§ **DATA SEGMENT**:

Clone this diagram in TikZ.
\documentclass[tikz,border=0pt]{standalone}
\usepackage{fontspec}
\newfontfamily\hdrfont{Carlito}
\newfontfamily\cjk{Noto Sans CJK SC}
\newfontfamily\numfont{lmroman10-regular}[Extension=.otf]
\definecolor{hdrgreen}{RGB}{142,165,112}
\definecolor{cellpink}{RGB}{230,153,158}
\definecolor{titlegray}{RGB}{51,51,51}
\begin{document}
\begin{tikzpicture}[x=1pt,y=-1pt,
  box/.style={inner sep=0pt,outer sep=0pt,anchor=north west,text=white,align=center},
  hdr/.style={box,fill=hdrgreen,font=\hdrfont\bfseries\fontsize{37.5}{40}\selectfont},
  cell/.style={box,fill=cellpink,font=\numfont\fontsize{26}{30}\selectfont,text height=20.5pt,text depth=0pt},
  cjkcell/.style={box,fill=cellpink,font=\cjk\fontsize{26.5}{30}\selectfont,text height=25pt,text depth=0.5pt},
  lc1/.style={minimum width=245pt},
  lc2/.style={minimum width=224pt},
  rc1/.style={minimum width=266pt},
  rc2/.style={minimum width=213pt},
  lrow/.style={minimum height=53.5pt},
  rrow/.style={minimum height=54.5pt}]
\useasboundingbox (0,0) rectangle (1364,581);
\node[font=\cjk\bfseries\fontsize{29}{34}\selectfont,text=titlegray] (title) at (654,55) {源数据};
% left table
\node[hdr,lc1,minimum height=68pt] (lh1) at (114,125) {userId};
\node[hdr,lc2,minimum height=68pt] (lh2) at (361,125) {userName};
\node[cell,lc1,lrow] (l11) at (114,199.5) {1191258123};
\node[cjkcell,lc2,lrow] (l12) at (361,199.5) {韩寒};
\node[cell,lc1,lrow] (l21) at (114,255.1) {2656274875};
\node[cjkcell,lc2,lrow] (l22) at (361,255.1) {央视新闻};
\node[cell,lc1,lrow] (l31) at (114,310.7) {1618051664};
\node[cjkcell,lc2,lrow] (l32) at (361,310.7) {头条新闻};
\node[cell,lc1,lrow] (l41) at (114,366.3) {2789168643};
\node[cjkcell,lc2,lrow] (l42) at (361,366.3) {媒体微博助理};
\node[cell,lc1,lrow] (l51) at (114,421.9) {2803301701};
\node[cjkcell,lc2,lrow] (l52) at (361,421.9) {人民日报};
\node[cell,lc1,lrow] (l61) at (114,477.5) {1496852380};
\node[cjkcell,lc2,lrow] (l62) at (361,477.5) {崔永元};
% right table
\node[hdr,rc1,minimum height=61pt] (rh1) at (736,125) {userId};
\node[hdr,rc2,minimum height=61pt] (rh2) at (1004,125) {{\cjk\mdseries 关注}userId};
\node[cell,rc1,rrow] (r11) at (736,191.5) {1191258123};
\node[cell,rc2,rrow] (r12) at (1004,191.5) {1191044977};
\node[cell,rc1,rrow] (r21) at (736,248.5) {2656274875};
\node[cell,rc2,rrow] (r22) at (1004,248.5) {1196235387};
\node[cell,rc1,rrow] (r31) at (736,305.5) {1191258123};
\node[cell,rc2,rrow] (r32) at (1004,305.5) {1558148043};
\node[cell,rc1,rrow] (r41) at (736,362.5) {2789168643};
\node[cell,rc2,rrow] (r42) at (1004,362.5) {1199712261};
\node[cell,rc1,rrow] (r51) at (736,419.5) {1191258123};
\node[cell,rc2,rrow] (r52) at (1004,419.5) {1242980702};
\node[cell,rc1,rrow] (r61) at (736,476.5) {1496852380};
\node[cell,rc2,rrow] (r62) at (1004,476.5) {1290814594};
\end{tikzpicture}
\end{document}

§ **DIRECTION**:
Your task is to return the full listing exactly as it was given.

§ **THE RESPONSE**:
Clone this diagram in TikZ.
\documentclass[tikz,border=0pt]{standalone}
\usepackage{fontspec}
\newfontfamily\hdrfont{Carlito}
\newfontfamily\cjk{Noto Sans CJK SC}
\newfontfamily\numfont{lmroman10-regular}[Extension=.otf]
\definecolor{hdrgreen}{RGB}{142,165,112}
\definecolor{cellpink}{RGB}{230,153,158}
\definecolor{titlegray}{RGB}{51,51,51}
\begin{document}
\begin{tikzpicture}[x=1pt,y=-1pt,
  box/.style={inner sep=0pt,outer sep=0pt,anchor=north west,text=white,align=center},
  hdr/.style={box,fill=hdrgreen,font=\hdrfont\bfseries\fontsize{37.5}{40}\selectfont},
  cell/.style={box,fill=cellpink,font=\numfont\fontsize{26}{30}\selectfont,text height=20.5pt,text depth=0pt},
  cjkcell/.style={box,fill=cellpink,font=\cjk\fontsize{26.5}{30}\selectfont,text height=25pt,text depth=0.5pt},
  lc1/.style={minimum width=245pt},
  lc2/.style={minimum width=224pt},
  rc1/.style={minimum width=266pt},
  rc2/.style={minimum width=213pt},
  lrow/.style={minimum height=53.5pt},
  rrow/.style={minimum height=54.5pt}]
\useasboundingbox (0,0) rectangle (1364,581);
\node[font=\cjk\bfseries\fontsize{29}{34}\selectfont,text=titlegray] (title) at (654,55) {源数据};
% left table
\node[hdr,lc1,minimum height=68pt] (lh1) at (114,125) {userId};
\node[hdr,lc2,minimum height=68pt] (lh2) at (361,125) {userName};
\node[cell,lc1,lrow] (l11) at (114,199.5) {1191258123};
\node[cjkcell,lc2,lrow] (l12) at (361,199.5) {韩寒};
\node[cell,lc1,lrow] (l21) at (114,255.1) {2656274875};
\node[cjkcell,lc2,lrow] (l22) at (361,255.1) {央视新闻};
\node[cell,lc1,lrow] (l31) at (114,310.7) {1618051664};
\node[cjkcell,lc2,lrow] (l32) at (361,310.7) {头条新闻};
\node[cell,lc1,lrow] (l41) at (114,366.3) {2789168643};
\node[cjkcell,lc2,lrow] (l42) at (361,366.3) {媒体微博助理};
\node[cell,lc1,lrow] (l51) at (114,421.9) {2803301701};
\node[cjkcell,lc2,lrow] (l52) at (361,421.9) {人民日报};
\node[cell,lc1,lrow] (l61) at (114,477.5) {1496852380};
\node[cjkcell,lc2,lrow] (l62) at (361,477.5) {崔永元};
% right table
\node[hdr,rc1,minimum height=61pt] (rh1) at (736,125) {userId};
\node[hdr,rc2,minimum height=61pt] (rh2) at (1004,125) {{\cjk\mdseries 关注}userId};
\node[cell,rc1,rrow] (r11) at (736,191.5) {1191258123};
\node[cell,rc2,rrow] (r12) at (1004,191.5) {1191044977};
\node[cell,rc1,rrow] (r21) at (736,248.5) {2656274875};
\node[cell,rc2,rrow] (r22) at (1004,248.5) {1196235387};
\node[cell,rc1,rrow] (r31) at (736,305.5) {1191258123};
\node[cell,rc2,rrow] (r32) at (1004,305.5) {1558148043};
\node[cell,rc1,rrow] (r41) at (736,362.5) {2789168643};
\node[cell,rc2,rrow] (r42) at (1004,362.5) {1199712261};
\node[cell,rc1,rrow] (r51) at (736,419.5) {1191258123};
\node[cell,rc2,rrow] (r52) at (1004,419.5) {1242980702};
\node[cell,rc1,rrow] (r61) at (736,476.5) {1496852380};
\node[cell,rc2,rrow] (r62) at (1004,476.5) {1290814594};
\end{tikzpicture}
\end{document}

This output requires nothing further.